5. Only the seamen (of which 44 were hired for Olympic class ships) in the crew were trained in operating a gadget like the Wellin Lifeboat davits or manning a small craft at sea. The "Black Gang" (comprised of boiler stokers and coal handlers) and the Victilating Crew (composed of stewards, butchers and bakers) where hired on ships by the voyage and they were not expected or trained to do tasks associated with lifeboats. Space was set aside in the ship's design for 44 seamen. In addition, two seamen were initially lowered with each boat to ensure there was someone on the boat who knew anything about manning boats on the ocean. That was quickly cut to one per boat because the officers were quickly running out of men to man the boat handling gear. Increasing the number of boats would mean increasing the number of seamen aboard. That costs money. Additional paying quarters would have to be converted to house them. That costs more money. What do you do with all the extra seamen if there's no disaster? On all the ships that had "lifeboats for all", none hired additional crew to handle them.
6. There was no fire. That would have pulled additional seamen away from lifeboat duty. Nobody else knew where the water hydrants were. Again, other crew were not trained in shipboard fire fighting and using the gear aboard. Training costs money.

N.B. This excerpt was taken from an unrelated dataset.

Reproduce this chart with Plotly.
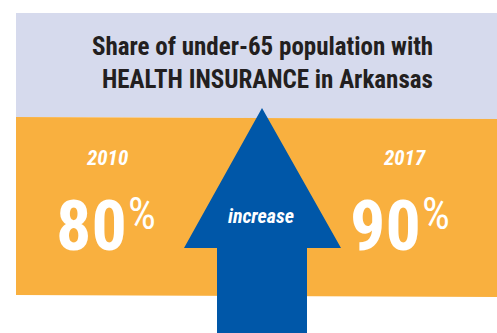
import plotly.graph_objects as go

title_lines = ["Share of under-65 population with", "HEALTH INSURANCE in Arkansas"]
years = ["2010", "2017"]
shares = [80, 90]
arrow_label = "increase"

W, H = 497, 333
LAV = "#d6daed"
ORANGE = "#f9b03f"
BLUE = "#0057a8"
DARK = "#231f20"
FONT = "Roboto Condensed, DejaVu Sans Condensed, sans-serif"

fig = go.Figure()
fig.update_layout(
    width=W, height=H, margin=dict(l=0, r=0, t=0, b=0),
    paper_bgcolor="white", plot_bgcolor="white",
    xaxis=dict(range=[0, W], visible=False, fixedrange=True),
    yaxis=dict(range=[H, 0], visible=False, fixedrange=True),
    showlegend=False,
)

shapes = [
    dict(type="path", path="M16,13 L497,13 L497,119 L16,117 Z",
         fillcolor=LAV, line=dict(width=0), layer="below"),
    dict(type="path", path="M16,117 L497,119 L497,297 L16,295 Z",
         fillcolor=ORANGE, line=dict(width=0), layer="below"),
    dict(type="path", path="M262,108 L341,248 L307,248 L307,333 L217,333 L217,248 L184,248 Z",
         fillcolor=BLUE, line=dict(width=0), layer="below"),
]
fig.update_layout(shapes=shapes)

ann = []
ann.append(dict(x=262, y=46, text=f"<b>{title_lines[0]}</b>", showarrow=False,
                font=dict(family=FONT, size=25, color=DARK), xanchor="center", yanchor="middle"))
ann.append(dict(x=267, y=79, text=f"<b>{title_lines[1]}</b>", showarrow=False,
                font=dict(family=FONT, size=25, color=DARK), xanchor="center", yanchor="middle"))

num_right = [129, 423]
yr_center = [107, 404]
for xr, xc, yr, v in zip(num_right, yr_center, years, shares):
    ann.append(dict(x=xc, y=158, text=f"<b><i>{yr}</i></b>", showarrow=False,
                    font=dict(family=FONT, size=21, color="white"), xanchor="center", yanchor="middle"))
    ann.append(dict(x=xr, y=226, text=f"<b>{v}</b>", showarrow=False,
                    font=dict(family=FONT, size=70, color="white"), xanchor="right", yanchor="middle"))
    ann.append(dict(x=xr - 2, y=214, text="%", showarrow=False, borderpad=0,
                    font=dict(family=FONT, size=44, color="white"), xanchor="left", yanchor="middle"))

ann.append(dict(x=261, y=216, text=f"<b><i>{arrow_label}</i></b>", showarrow=False,
                font=dict(family=FONT, size=20, color="white"), xanchor="center", yanchor="middle"))
fig.update_layout(annotations=ann)

fig.write_html("out.html", config={"displayModeBar": False},
               post_script="document.body.style.margin='0';")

7. The lights didn't go out until the end. Without power, only those spaces close to windows would have any light at all. At night, the entire ship is as dark as a tomb. A weak point in the design of the Olympic class ships was that the main dynamos and emergency generators were steam powered. If a collision or other disaster event severed the steam lines from the boiler rooms up forward from the generators aft of the main engine rooms, the lights would be lost (included the dim emergency lights at the exits). Titanic's power plants were supplied with steam from boiler rooms 2 and 3, or from boiler room 1 while in port. Damage to the engine room could cut steam power to both the generators and the pumps. Those boiler rooms were the last to flood and were not an issue. Modern ships are also susceptible to scenarios where power is cut and electric pumps and boat handling gear are rendered useless.

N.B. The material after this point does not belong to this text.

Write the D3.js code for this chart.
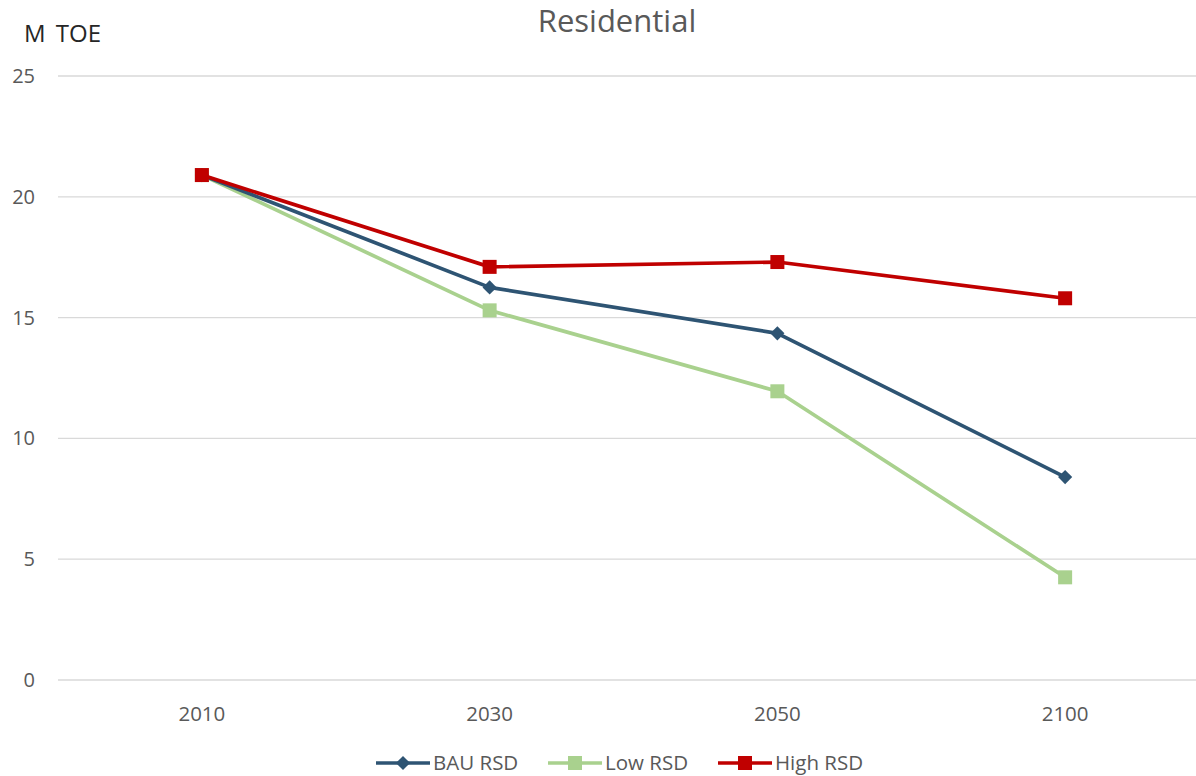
<!DOCTYPE html>
<html>
<head>
<meta charset="utf-8">
<script src="https://cdn.jsdelivr.net/npm/d3@7"></script>
<style>
  body { margin: 0; background: #fff; }
  svg text { font-family: "Open Sans", "Noto Sans", sans-serif; }
</style>
</head>
<body>
<svg id="chart" width="1196" height="776"></svg>
<script>
var years = ["2010", "2030", "2050", "2100"];
var bauRSD = [20.9, 16.25, 14.35, 8.4];
var lowRSD = [20.9, 15.3, 11.95, 4.25];
var highRSD = [20.9, 17.1, 17.3, 15.8];
var yTicks = [0, 5, 10, 15, 20, 25];

var series = [
  { name: "BAU RSD", values: bauRSD, color: "#2E5473", marker: "diamond" },
  { name: "Low RSD", values: lowRSD, color: "#A9D18E", marker: "square" },
  { name: "High RSD", values: highRSD, color: "#C00000", marker: "square" }
];

var svg = d3.select("#chart");
var plotLeft = 58, plotRight = 1209, plotTop = 76, plotBottom = 680;

var x = d3.scaleBand().domain(years).range([plotLeft, plotRight]);
var y = d3.scaleLinear().domain([0, 25]).range([plotBottom, plotTop]);

// gridlines
svg.append("g").selectAll("line")
  .data(yTicks)
  .enter().append("line")
  .attr("x1", plotLeft).attr("x2", plotRight)
  .attr("y1", function(d) { return y(d); })
  .attr("y2", function(d) { return y(d); })
  .attr("stroke", "#d9d9d9")
  .attr("stroke-width", 1.3);

// y axis labels
svg.append("g").selectAll("text")
  .data(yTicks)
  .enter().append("text")
  .attr("x", 35)
  .attr("y", function(d) { return y(d); })
  .attr("dy", "0.35em")
  .attr("text-anchor", "end")
  .attr("font-size", 20)
  .attr("fill", "#595959")
  .text(function(d) { return d; });

// x axis labels
svg.append("g").selectAll("text")
  .data(years)
  .enter().append("text")
  .attr("x", function(d) { return x(d) + x.bandwidth() / 2; })
  .attr("y", 721)
  .attr("text-anchor", "middle")
  .attr("font-size", 20.5)
  .attr("fill", "#595959")
  .text(function(d) { return d; });

// title and unit
svg.append("text")
  .attr("x", 617).attr("y", 32)
  .attr("text-anchor", "middle")
  .attr("font-size", 31)
  .attr("fill", "#595959")
  .text("Residential");

svg.append("text")
  .attr("x", 24).attr("y", 42)
  .attr("font-size", 24)
  .attr("fill", "#262626")
  .attr("word-spacing", 4)
  .text("M TOE");

var line = d3.line()
  .x(function(d, i) { return x(years[i]) + x.bandwidth() / 2; })
  .y(function(d) { return y(d); });

var drawMarker = function(g, type, color, cx, cy) {
  if (type == "diamond") {
    g.append("rect")
      .attr("x", -5).attr("y", -5).attr("width", 10).attr("height", 10)
      .attr("fill", color)
      .attr("transform", "translate(" + cx + "," + cy + ") rotate(45)");
  } else {
    g.append("rect")
      .attr("x", cx - 7).attr("y", cy - 7)
      .attr("width", 14).attr("height", 14)
      .attr("fill", color);
  }
};

// low first, then bau, high on top
[1, 0, 2].forEach(function(k) {
  var s = series[k];
  var g = svg.append("g");
  g.append("path")
    .datum(s.values)
    .attr("d", line)
    .attr("fill", "none")
    .attr("stroke", s.color)
    .attr("stroke-width", 3.7)
    .attr("stroke-linejoin", "round");
  s.values.forEach(function(v, i) {
    drawMarker(g, s.marker, s.color, x(years[i]) + x.bandwidth() / 2, y(v));
  });
});

// legend
var legendX = [376, 548, 718];
series.forEach(function(s, i) {
  var g = svg.append("g").attr("transform", "translate(" + legendX[i] + ",763)");
  g.append("line")
    .attr("x1", 0).attr("x2", 54)
    .attr("stroke", s.color).attr("stroke-width", 3.7);
  drawMarker(g, s.marker, s.color, 27, 0);
  g.append("text")
    .attr("x", 57).attr("y", 0).attr("dy", "0.35em")
    .attr("font-size", 20.5)
    .attr("fill", "#595959")
    .text(s.name);
});
</script>
</body>
</html>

8. Tom Andrews was aboard. This may have been the most important luxury. Tom Andrews was the primary designer of the Titanic. He was aboard to oversee the maiden voyage and head a crew from H&W seeing to last minute details. Because he had total knowledge of the damage stability properties of the ship, he was able to quickly determine the severity of the damage and do a few back-of-the-envelope calculations. He communicated to Capt. Smith in no uncertain terms that the ship would sink and roughly when. Even seasoned sea captains are not always schooled in the naval architecture of their ships. It's possible that the captain may have waited too long until he was sure there was a serious problem before launching lifeboats, resulting in greater loss of life.
Potential problems such as these are still with us today, but don't worry. The are lifeboats for all, thanks to the Titanic disaster. Have a nice cruise!